> **Set exercise**
Your task is to write out only the lines running from the line with "Write a LaTeX" to the line with "(oper) [phase] at", both ends kept, with no images.

> **Supplied entries**
== == ==

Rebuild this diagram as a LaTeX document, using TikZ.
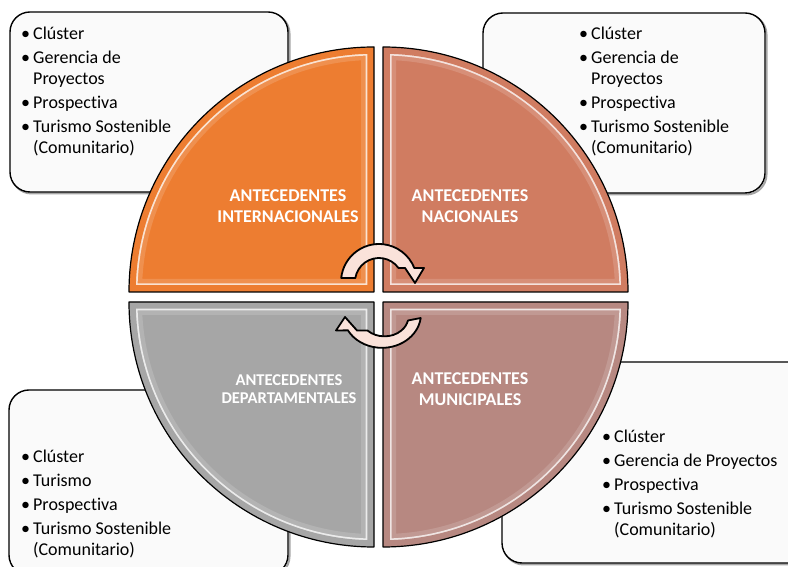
\documentclass[tikz,border=0pt]{standalone}
\usepackage{fontspec}
\setmainfont{Carlito}[Ligatures=NoCommon]
\usetikzlibrary{calc}
\definecolor{qorange}{RGB}{237,125,49}
\definecolor{qsalmon}{RGB}{208,124,97}
\definecolor{qgray}{RGB}{166,166,166}
\definecolor{qrose}{RGB}{183,136,129}
\definecolor{arrowfill}{RGB}{250,226,218}
\definecolor{boxfill}{RGB}{250,250,250}
\tikzset{
  infobox/.style={draw=black, line width=1.4pt, rounded corners=20pt, fill=boxfill},
  boxshadow/.style={draw=black!35, line width=2pt, rounded corners=20pt},
  itemtext/.style={anchor=north west, inner sep=0pt, font=\fontsize{18}{21}\selectfont},
  qlabel/.style={text=white, align=center, inner sep=0pt, font=\bfseries\fontsize{18}{21}\selectfont},
  cyc/.style={draw=black, line width=1.8pt, fill=arrowfill, line join=round},
}
\newcommand\drawquad[4]{%
  \begin{scope}
    \clip (#1) -- ($(#1)+(#2:245)$) arc[start angle=#2,end angle=#3,radius=245] -- cycle;
    \fill[#4] (#1) -- ($(#1)+(#2:245)$) arc[start angle=#2,end angle=#3,radius=245] -- cycle;
    \draw[white, opacity=.15, line width=26pt] (#1) -- ($(#1)+(#2:245)$) arc[start angle=#2,end angle=#3,radius=245] -- cycle;
    \draw[white, opacity=.75, line width=17pt] (#1) -- ($(#1)+(#2:245)$) arc[start angle=#2,end angle=#3,radius=245] -- cycle;
    \draw[#4, line width=13.5pt] (#1) -- ($(#1)+(#2:245)$) arc[start angle=#2,end angle=#3,radius=245] -- cycle;
  \end{scope}
  \draw[black, line width=1.2pt, line join=round] (#1) -- ($(#1)+(#2:245)$) arc[start angle=#2,end angle=#3,radius=245] -- cycle;
}
\newcommand\bl{\textbullet}
\begin{document}
\begin{tikzpicture}[x=1pt,y=1pt]
\useasboundingbox (0,0) rectangle (788,567);
\clip (0,0) rectangle (788,567);
\fill[white] (0,0) rectangle (788,567);

% boxes
\draw[boxshadow] (11.5,373.5) rectangle (289.5,553.5);
\draw[infobox] (10,375) rectangle (288,555);
\draw[boxshadow] (484.5,372.5) rectangle (766.5,552.5);
\draw[infobox] (483,374) rectangle (765,554);
\draw[boxshadow] (10.5,-9.5) rectangle (289.5,175.5);
\draw[infobox] (9,-8) rectangle (288,177);
\draw[boxshadow] (503.5,2.5) rectangle (811.5,203.5);
\draw[infobox] (502,4) rectangle (810,205);

% quadrants
\coordinate (tl) at (374,275);
\coordinate (tr) at (383,275);
\coordinate (bl) at (374,265);
\coordinate (br) at (383,265);
\drawquad{tl}{180}{90}{qorange}
\drawquad{tr}{0}{90}{qsalmon}
\drawquad{bl}{180}{270}{qgray}
\drawquad{br}{0}{-90}{qrose}

% cycle arrows
\coordinate (c1) at (379,285);
\coordinate (c2) at (382,253);
\draw[cyc] ($(c1)+(173.8:38)$) arc[start angle=173.8,end angle=21.6,radius=38]
  -- ($(c1)+(45,14)$) -- ($(c1)+(36,-1)$) -- ($(c1)+(26,14)$) -- ($(c1)+(35.7:24)$)
  arc[start angle=35.7,end angle=170.4,radius=24] -- cycle;
\draw[cyc] ($(c2)+(38.7,-4)$) arc[start angle=-7,end angle=-151,x radius=39,y radius=34]
  -- ($(c2)+(-46,-16.5)$) -- ($(c2)+(-37,-3)$) -- ($(c2)+(-25,-16.5)$) -- ($(c2)+(-14.5,-16.5)$)
  arc[start angle=-135,end angle=-12,x radius=24,y radius=20] -- cycle;

% quadrant labels
\node[qlabel] (ltl) at (288,360.5) {ANTECEDENTES\\INTERNACIONALES};
\node[qlabel] (ltr) at (470,360.5) {ANTECEDENTES\\NACIONALES};
\node[qlabel, font=\bfseries\fontsize{16.5}{18}\selectfont] (lbl) at (289,178) {ANTECEDENTES\\DEPARTAMENTALES};
\node[qlabel] (lbr) at (470,177.5) {ANTECEDENTES\\MUNICIPALES};

% box texts
\node[itemtext] (ttl) at (21,542.7) {\begin{tabular}{@{}p{12pt}@{}l@{}}
\bl & Clúster\\[3pt]
\bl & Gerencia de\\
    & Proyectos\\[3pt]
\bl & Prospectiva\\[3pt]
\bl & Turismo Sostenible\\
    & (Comunitario)
\end{tabular}};
\node[itemtext] (ttr) at (579,542.7) {\begin{tabular}{@{}p{12pt}@{}l@{}}
\bl & Clúster\\[3pt]
\bl & Gerencia de\\
    & Proyectos\\[3pt]
\bl & Prospectiva\\[3pt]
\bl & Turismo Sostenible\\
    & (Comunitario)
\end{tabular}};
\node[itemtext] (tbl) at (21,119.7) {\begin{tabular}{@{}p{12pt}@{}l@{}}
\bl & Clúster\\[3pt]
\bl & Turismo\\[3pt]
\bl & Prospectiva\\[3pt]
\bl & Turismo Sostenible\\
    & (Comunitario)
\end{tabular}};
\node[itemtext] (tbr) at (602,139.7) {\begin{tabular}{@{}p{12pt}@{}l@{}}
\bl & Clúster\\[3pt]
\bl & Gerencia de Proyectos\\[3pt]
\bl & Prospectiva\\[3pt]
\bl & Turismo Sostenible\\
    & (Comunitario)
\end{tabular}};
\end{tikzpicture}
\end{document}
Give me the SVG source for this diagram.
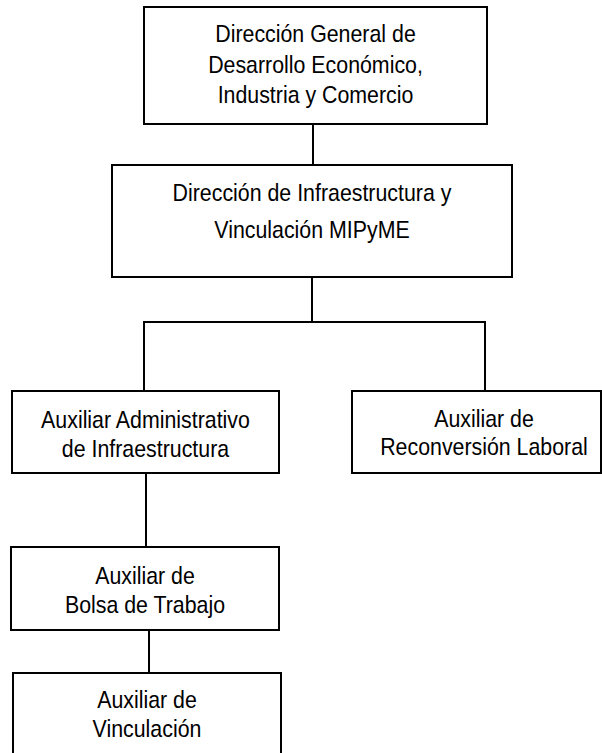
<svg xmlns="http://www.w3.org/2000/svg" width="602" height="753" viewBox="0 0 602 753">
<style>
.box{fill:#fff;stroke:#000;stroke-width:2}
.ln{stroke:#000;stroke-width:2;fill:none}
text{font-family:"Liberation Sans",Arial,sans-serif;font-size:24px;fill:#000;text-anchor:middle}
</style>
<rect x="0" y="0" width="602" height="753" fill="#fff"/>
<g id="connectors">
<line class="ln" x1="313" y1="124" x2="313" y2="165"/>
<line class="ln" x1="312" y1="277" x2="312" y2="322"/>
<polyline class="ln" points="144,391 144,322 485,322 485,391"/>
<line class="ln" x1="146" y1="473" x2="146" y2="547"/>
<line class="ln" x1="149" y1="630" x2="149" y2="673"/>
</g>
<g id="n1">
<rect class="box" x="144" y="7" width="343" height="117"/>
<g transform="translate(315.5,0) scale(0.89,1)">
<text x="0" y="42">Dirección General de</text>
<text x="0" y="73">Desarrollo Económico,</text>
<text x="0" y="103">Industria y Comercio</text>
</g>
</g>
<g id="n2">
<rect class="box" x="112" y="165" width="400" height="112"/>
<g transform="translate(312,0) scale(0.89,1)">
<text x="0" y="201">Dirección de Infraestructura y</text>
<text x="0" y="238">Vinculación MIPyME</text>
</g>
</g>
<g id="n3">
<rect class="box" x="12" y="391" width="267" height="82"/>
<g transform="translate(145.5,0) scale(0.89,1)">
<text x="0" y="428">Auxiliar Administrativo</text>
<text x="0" y="457">de Infraestructura</text>
</g>
</g>
<g id="n4">
<rect class="box" x="352" y="391" width="249" height="82"/>
<g transform="translate(484,0) scale(0.89,1)">
<text x="0" y="427">Auxiliar de</text>
<text x="0" y="455">Reconversión Laboral</text>
</g>
</g>
<g id="n5">
<rect class="box" x="11" y="547" width="268" height="83"/>
<g transform="translate(145,0) scale(0.89,1)">
<text x="0" y="584">Auxiliar de</text>
<text x="0" y="613">Bolsa de Trabajo</text>
</g>
</g>
<g id="n6">
<rect class="box" x="13" y="673" width="268" height="100"/>
<g transform="translate(147,0) scale(0.89,1)">
<text x="0" y="708">Auxiliar de</text>
<text x="0" y="737">Vinculación</text>
</g>
</g>
</svg>
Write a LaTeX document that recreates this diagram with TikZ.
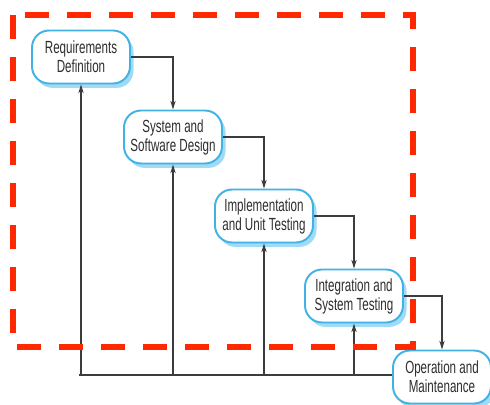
\documentclass[tikz,border=0pt]{standalone}
\usepackage{fontspec}
\setmainfont{Liberation Sans}[FakeStretch=0.66]
\usepackage{xcolor}
\usetikzlibrary{arrows.meta,shadows}
\definecolor{phaseblue}{RGB}{64,178,230}
\definecolor{phaseshadow}{RGB}{160,218,245}
\definecolor{textgray}{RGB}{45,45,45}
\definecolor{linegray}{RGB}{60,60,60}
\definecolor{framered}{RGB}{255,40,0}
\tikzset{
    phase/.style = {rectangle, rounded corners=0.34cm, minimum width=1.96cm, minimum height=1.06cm, align=center, draw=phaseblue, line width=1.1pt, fill=white, text=textgray, font=\fontsize{10}{10.8}\selectfont, drop shadow={shadow xshift=2pt, shadow yshift=-2.5pt, fill=phaseshadow, opacity=1}},
    arrow/.style = {draw=linegray, line width=0.7pt, -{Stealth[length=5pt,width=3pt]}},
    link/.style = {draw=linegray, line width=0.7pt},
    redframe/.style = {draw=framered, line width=3.2pt, dash pattern=on 0.48cm off 0.36cm}
}
\begin{document}
\begin{tikzpicture}[x=0.02cm, y=-0.02cm]
\useasboundingbox (0,0) rectangle (490,405);
\node (req) [phase] at (81,57) {Requirements\\Definition};
\node (design) [phase] at (173,137) {System and\\Software Design};
\node (impl) [phase] at (264,216) {Implementation\\and Unit Testing};
\node (integ) [phase] at (354,296) {Integration and\\System Testing};
\node (oper) [phase] at (442,377) {Operation and\\Maintenance};

\draw [arrow] (req.east) -| (design.north);
\draw [arrow] (design.east) -| (impl.north);
\draw [arrow] (impl.east) -| (integ.north);
\draw [arrow] (integ.east) -| (oper.north);

\coordinate (back) at (79,375);
\draw [link] (back) -- (back -| oper.west);
\draw [arrow] (back -| req.south) -- (req.south);
\draw [arrow] (back -| design.south) -- (design.south);
\draw [arrow] (back -| impl.south) -- (impl.south);
\draw [arrow] (back -| integ.south) -- (integ.south);

\draw [redframe] (13,15) rectangle (413,347);
\end{tikzpicture}
\end{document}
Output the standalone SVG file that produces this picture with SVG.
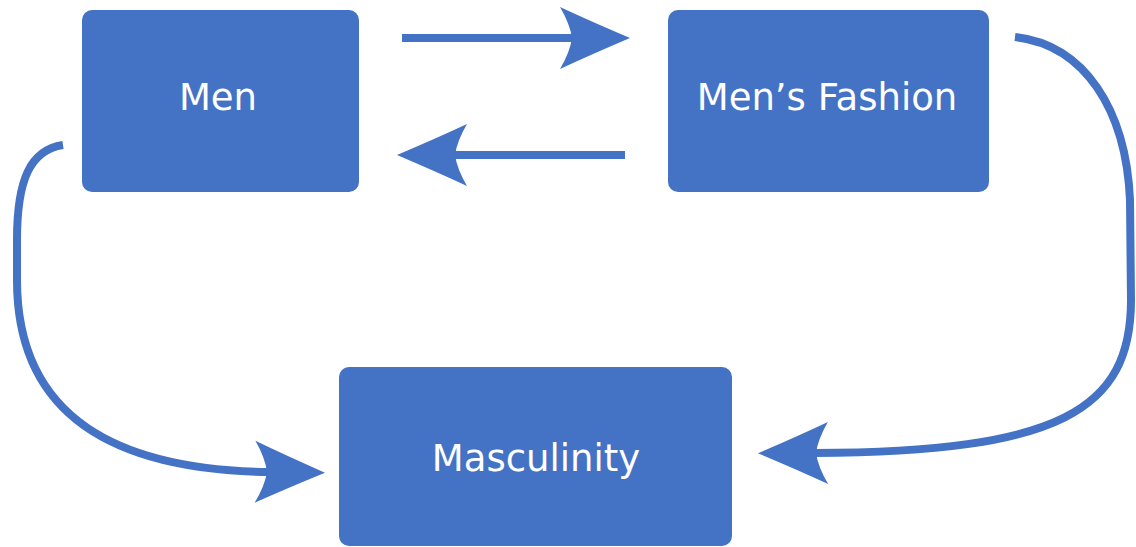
<svg xmlns="http://www.w3.org/2000/svg" width="1136" height="547" viewBox="0 0 1136 547">
  <style>
    .box { fill: #4472C4; }
    .lbl { fill: #ffffff; font-family: "DejaVu Sans", Verdana, sans-serif; font-size: 37px; text-anchor: middle; }
    .conn { fill: none; stroke: #4472C4; stroke-width: 8; marker-end: url(#head); }
  </style>
  <defs>
    <marker id="head" markerUnits="userSpaceOnUse" viewBox="-72 -33 74 66" markerWidth="74" markerHeight="66" refX="-56" refY="0" orient="auto">
      <path d="M0,0 Q-40,-17 -70,-31 Q-60,-14 -58,0 Q-60,14 -70,31 Q-40,17 0,0 Z" fill="#4472C4"/>
    </marker>
  </defs>
  <rect width="1136" height="547" fill="#ffffff"/>
  <g id="connectors">
    <path class="conn" d="M402,38 L574,38"/>
    <path class="conn" d="M625,155 L453,155"/>
    <path class="conn" d="M63,145 C30,150 17,180 17,240 L17,280 C17,420 120,470 269,472"/>
    <path class="conn" d="M1015,37 C1085,45 1126,110 1130,200 L1131,300 C1131,410 1060,452 814,453"/>
  </g>
  <g id="men">
    <rect class="box" x="82" y="10" width="277" height="182" rx="10"/>
    <text class="lbl" x="218" y="110">Men</text>
  </g>
  <g id="mens-fashion">
    <rect class="box" x="668" y="10" width="321" height="182" rx="10"/>
    <text class="lbl" x="827" y="110">Men’s Fashion</text>
  </g>
  <g id="masculinity">
    <rect class="box" x="339" y="367" width="393" height="179" rx="10"/>
    <text class="lbl" x="536" y="471">Masculinity</text>
  </g>
</svg>
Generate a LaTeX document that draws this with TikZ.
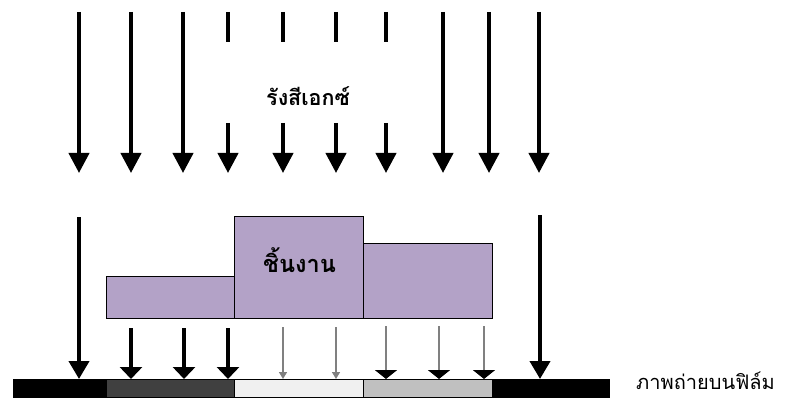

== == ==

> **Full answer**
Write a LaTeX document that recreates this diagram with TikZ.
\documentclass[tikz,border=0pt]{standalone}
\usepackage{fontspec}
\setmainfont{Liberation Sans}[FakeStretch=0.66]
\usepackage{xcolor}
\usetikzlibrary{arrows.meta,shadows}
\definecolor{phaseblue}{RGB}{64,178,230}
\definecolor{phaseshadow}{RGB}{160,218,245}
\definecolor{textgray}{RGB}{45,45,45}
\definecolor{linegray}{RGB}{60,60,60}
\definecolor{framered}{RGB}{255,40,0}
\tikzset{
    phase/.style = {rectangle, rounded corners=0.34cm, minimum width=1.96cm, minimum height=1.06cm, align=center, draw=phaseblue, line width=1.1pt, fill=white, text=textgray, font=\fontsize{10}{10.8}\selectfont, drop shadow={shadow xshift=2pt, shadow yshift=-2.5pt, fill=phaseshadow, opacity=1}},
    arrow/.style = {draw=linegray, line width=0.7pt, -{Stealth[length=5pt,width=3pt]}},
    link/.style = {draw=linegray, line width=0.7pt},
    redframe/.style = {draw=framered, line width=3.2pt, dash pattern=on 0.48cm off 0.36cm}
}
\begin{document}
\begin{tikzpicture}[x=0.02cm, y=-0.02cm]
\useasboundingbox (0,0) rectangle (490,405);
\node (req) [phase] at (81,57) {Requirements\\Definition};
\node (design) [phase] at (173,137) {System and\\Software Design};
\node (impl) [phase] at (264,216) {Implementation\\and Unit Testing};
\node (integ) [phase] at (354,296) {Integration and\\System Testing};
\node (oper) [phase] at (442,377) {Operation and\\Maintenance};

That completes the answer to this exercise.